When bribery allegations first emerged in the Brazilian media in 2015, Keppel investigated the facts as part of its zero tolerance approach to such conduct. As announced in October 2016, when Keppel’s internal investigations revealed suspicious transactions, we notified the authorities in the relevant jurisdictions to cooperate in connection with these transactions.
6. What are the enhanced regulatory compliance measures that Keppel has implemented?
Keppel has moved quickly to strengthen its regulatory compliance measures and has rolled out an enhanced programme across the Group in 2015. Specific measures include the following:
– An enhanced Code of Conduct containing detailed anti-corruption provisions and guidance on dealing with intermediaries.
– Establishment of a group-wide compliance and governance framework.

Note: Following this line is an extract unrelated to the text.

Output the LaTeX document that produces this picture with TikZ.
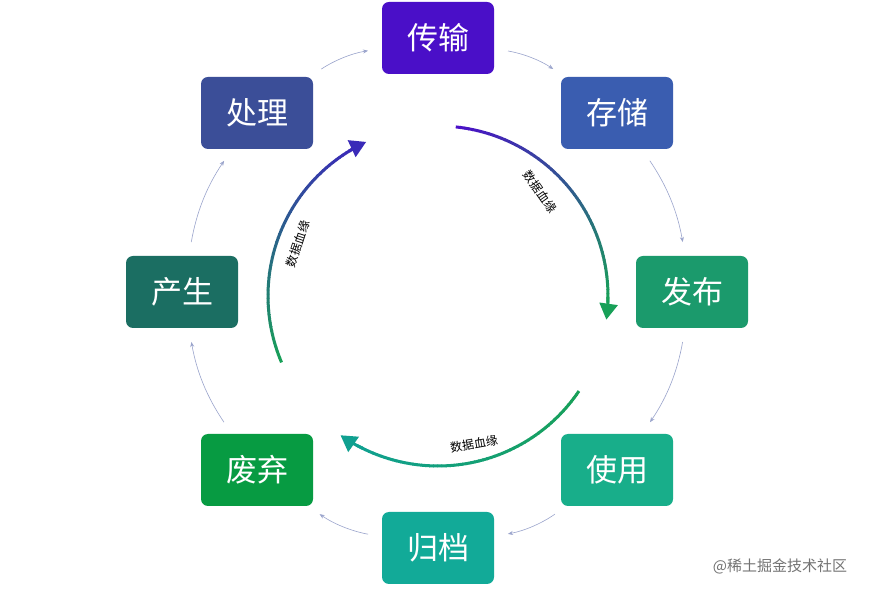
\documentclass[tikz,border=0pt]{standalone}
\usepackage{fontspec}
\setmainfont{Noto Sans CJK SC}
\usetikzlibrary{arrows.meta}
\definecolor{cA}{HTML}{4A0FC8}
\definecolor{cB}{HTML}{3A5DB0}
\definecolor{cC}{HTML}{1B9A6C}
\definecolor{cD}{HTML}{18AE8A}
\definecolor{cE}{HTML}{12AA98}
\definecolor{cF}{HTML}{079B42}
\definecolor{cG}{HTML}{1B6E62}
\definecolor{cH}{HTML}{3B4E98}
\definecolor{gp}{HTML}{4A0FC8}
\definecolor{gg}{HTML}{18A058}
\definecolor{gt}{HTML}{10A090}
\definecolor{gb}{HTML}{3A2AB8}
\definecolor{thin}{HTML}{9AA4CC}
\tikzset{
  box/.style={rounded corners=7pt, minimum width=112pt, minimum height=72pt, text=white, font=\fontsize{31}{33}\selectfont, inner sep=0pt},
  outer/.style={draw=thin, line width=0.6pt, -{Stealth[length=5pt,width=4pt]}, shorten <=14pt, shorten >=14pt},
  lbl/.style={font=\fontsize{12}{13}\selectfont, text=black}
}
\newcommand{\gradarc}[5]{% start angle, end angle, color1, color2, tip extension
  \foreach \i in {0,...,59}{
    \pgfmathsetmacro{\sa}{#1+(#2-#1)*\i/60}
    \pgfmathsetmacro{\ea}{#1+(#2-#1)*(\i+1.15)/60}
    \pgfmathsetmacro{\pp}{100-100*\i/59}
    \draw[#3!\pp!#4, line width=3pt] ([shift={(\sa:170pt)}]ctr) arc[start angle=\sa, end angle=\ea, radius=170pt];
  }
  \pgfmathsetmacro{\ts}{#2-(#2-#1)*0.02}
  \pgfmathsetmacro{\te}{#2+#5}
  \draw[#4, line width=3pt, -{Triangle[length=16pt,width=18pt]}] ([shift={(\ts:170pt)}]ctr) arc[start angle=\ts, end angle=\te, radius=170pt];
}
\begin{document}
\begin{tikzpicture}[x=1pt,y=1pt]
\useasboundingbox (0,0) rectangle (875,594);
\fill[white] (0,0) rectangle (875,594);
\coordinate (ctr) at (438,298);
\node[box, fill=cA] (a) at (438,556) {传输};
\node[box, fill=cB] (b) at (617,481) {存储};
\node[box, fill=cC] (c) at (692,302) {发布};
\node[box, fill=cD] (d) at (617,124) {使用};
\node[box, fill=cE] (e) at (438,46) {归档};
\node[box, fill=cF] (f) at (257,124) {废弃};
\node[box, fill=cG] (g) at (182,302) {产生};
\node[box, fill=cH] (h) at (257,481) {处理};
\draw[outer] (a) to[bend left=12] (b);
\draw[outer] (b) to[bend left=12] (c);
\draw[outer] (c) to[bend left=12] (d);
\draw[outer] (d) to[bend left=12] (e);
\draw[outer] (e) to[bend left=12] (f);
\draw[outer] (f) to[bend left=12] (g);
\draw[outer] (g) to[bend left=12] (h);
\draw[outer] (h) to[bend left=12] (a);
\gradarc{84}{-2}{gp}{gg}{-6}
\gradarc{-34}{-118}{gg}{gt}{-7}
\gradarc{203}{120}{gg}{gb}{-5}
\node[lbl, rotate=-55] (l1) at (540,402) {数据血缘};
\node[lbl, rotate=10] (l2) at (474,150) {数据血缘};
\node[lbl, rotate=72] (l3) at (298,350) {数据血缘};
\node[font=\fontsize{15}{17}\selectfont, text=black!55] (wm) at (780,28) {@稀土掘金技术社区};
\end{tikzpicture}
\end{document}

– A dedicated independent Group-wide compliance function has been set up, reporting to the head of Group Risk and Compliance and the respective Board Risk Committees. Keppel is further strengthening its compliance function with the addition of experienced compliance personnel.
– Extensive risk-based due diligence procedures for third parties who represent Keppel in business dealings.
– An on-going program to educate staff on Keppel’s zero tolerance for bribery and corruption. Whistleblower and anti-bribery mechanisms are in place and full information on employee responsibilities and reporting structures has been distributed across all business units.
– Rigorous and regular training programmes to enhance the compliance culture across the Group, including comprehensive annual compliance-related e-learning and attestations exercises. Specific compliance training for KOM employees in Singapore and Brazil has been introduced and KOM is also rolling out training for key third party associates.
– New and revised compliance policies have been issued, including:
• A new Supplier Code of Conduct, including specific anti-bribery provisions
• An updated Group Whistleblower Policy, with centralized procedures and a new whistleblower committee.
• A Group Policy on Agent Fees to strengthen procedures and requirements when hiring agents
Other ongoing enhancements include refinement of our due diligence procedures, clarification of reporting lines to reinforce the independence of the compliance function, and streamlining policies and procedures.
7. How is the US Department of Justice involved when the issues took place in Brazil?
There were various grounds for the US DOJ to claim jurisdiction, including the fact that KOM USA is based in the US and was involved in KOM’s business in Brazil.